Today, Israel has strong cultural, educational, and economic ties with the US. It provides missile technology and intelligence on counterterrorism and nuclear proliferation. But its agencies were just as much in the dark as the US (and Britain) about Iraq’s supposed weapons of mass destruction. And while the two allies’ interests in fighting Islamist militants overlap, they are not uniform.

“Managing withdrawal of forces from Iraq, the balance of power in the Persian Gulf, dealing with Iran, seeing if Syria can be taken out of Iranian orbit – Israel could be helpful on that one by being engaged in the peace process,” says Dr. Quandt, now a politics professor at the University of Virginia. “[But] I would say that in most of our big strategic challenges ... Israel doesn’t figure.”

What are the costs?

Shortly after Israel took on a greater strategic role in 1967, US aid skyrocketed. In the first quarter-century of its existence, Israel received a total of $3.2 billion from the US. Since the 1970s, when the US pledged several billion dollars to Israel and Egypt annually under the Camp David Accords, Israel has averaged $2.9 billion per year, making Israel the biggest recipient of US aid.

But the cozier the ties, the less Israel can act independently. With 200,000 US troops in the region, Israel must weigh the potential damage to US interests of a preemptive strike on Iran, Hamas, or Hizbullah.

The Pentagon has become so concerned about rising Arab frustration over the Israeli-Palestinian conflict that in a January briefing it warned that US lives could be lost if the deadlock isn’t broken.

“There is no question that Israel is a strategic albatross for the US. The negatives far outweigh the positives,” says John Mearsheimer, coauthor of the controversial book “The Israel Lobby and US Foreign Policy.” “And this recent crisis in the wake of Vice President Biden’s trip to Israel illustrates that very clearly.”

If the US is such a close ally, why can’t it help seal a peace deal?

With Democrats’ strong Jewish constituency and Republicans’ pro-Israel Christian evangelical base, US leaders rarely push hard for concessions. And the absence of Israeli concessions makes it tough for Palestinian leaders to convince their constituents that a renewed peace process will yield positive results.

“The problem is that we’ve had this special relationship where American support is completely unconditional,” says Harvard professor Stephen Walt, coauthor of “The Israel Lobby and US Foreign Policy.” “It’s not that the US doesn’t have enormous potential leverage.... It’s that American diplomats and presidents can’t really use that leverage because of the political price they would pay back here in the US.”

The US must also be careful about not appearing to strong-arm Israel, since that can sow political instability. Israel’s coalition government gives disproportionate strength to pro-settler parties, which makes it hard for any prime minister to act boldly.

“[Prime Minister] Bibi [Benjamin Netanyahu] may make concessions in favor of Israel-US relations, except such concessions that may risk the life of his coalition,” says former Israeli peace negotiator Ambassador Uri Savir. “Jer­u­salem is such an issue.

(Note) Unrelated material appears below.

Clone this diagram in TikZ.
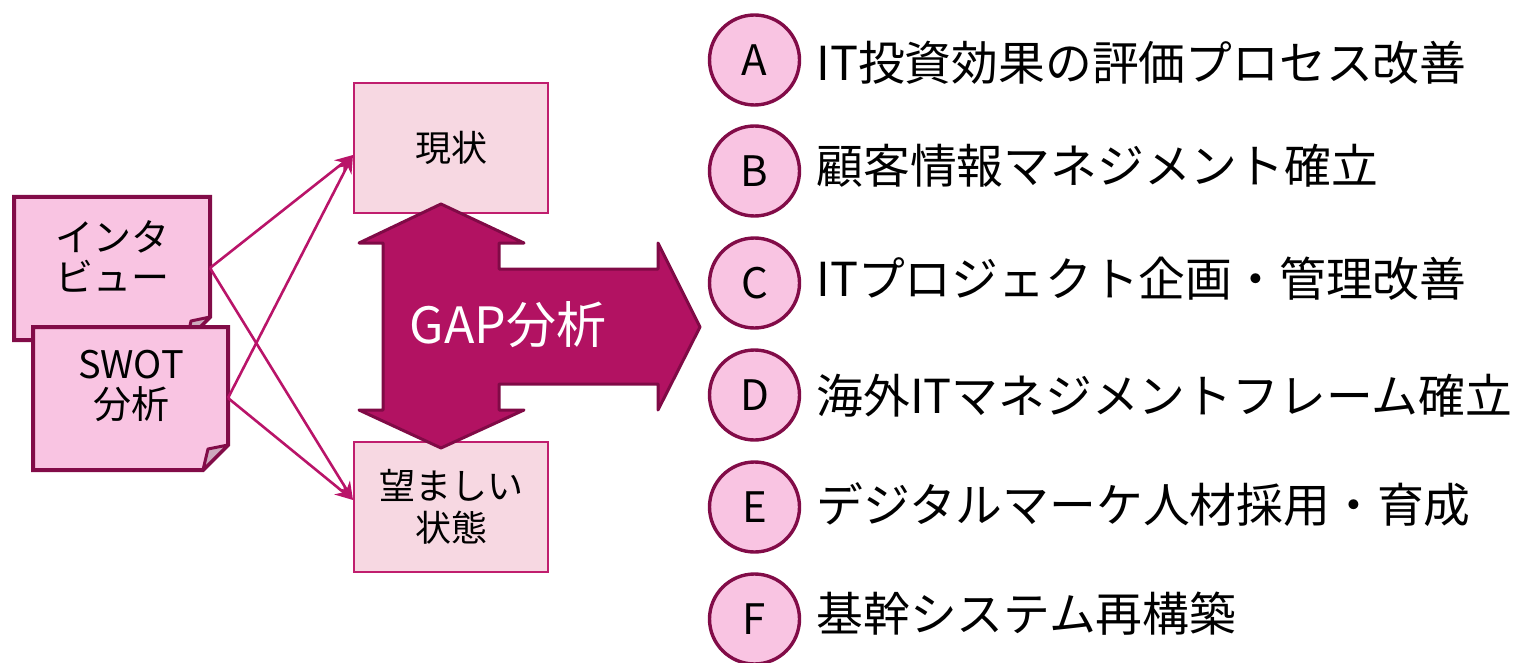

Yet he will make an effort to find a middle ground.”

Does Israel need the US to make peace with the Palestinians?

Not necessarily. The 1993 Oslo Ac­cords had little US involvement. But the US – which brings a formidable combination of economic and military strength to its alliance with Israel – is considered by some as critical to sealing a peace treaty, especially to guarantee the security risks of Israeli territorial concessions.

The US also has the trust of most Israelis, as underscored by a recent public opinion poll that showed that 69 percent of Israelis see the Obama administration's Israel policy in a positive light. Despite a long-standing negative view toward other outside actors, Israeli leaders and the Israeli public have developed a profound sense of confidence and trust in the US,” wrote former Ambassador Daniel Kurtzer and Scott Lasensky in their 2008 book, “Negotiating Arab Israeli Peace.”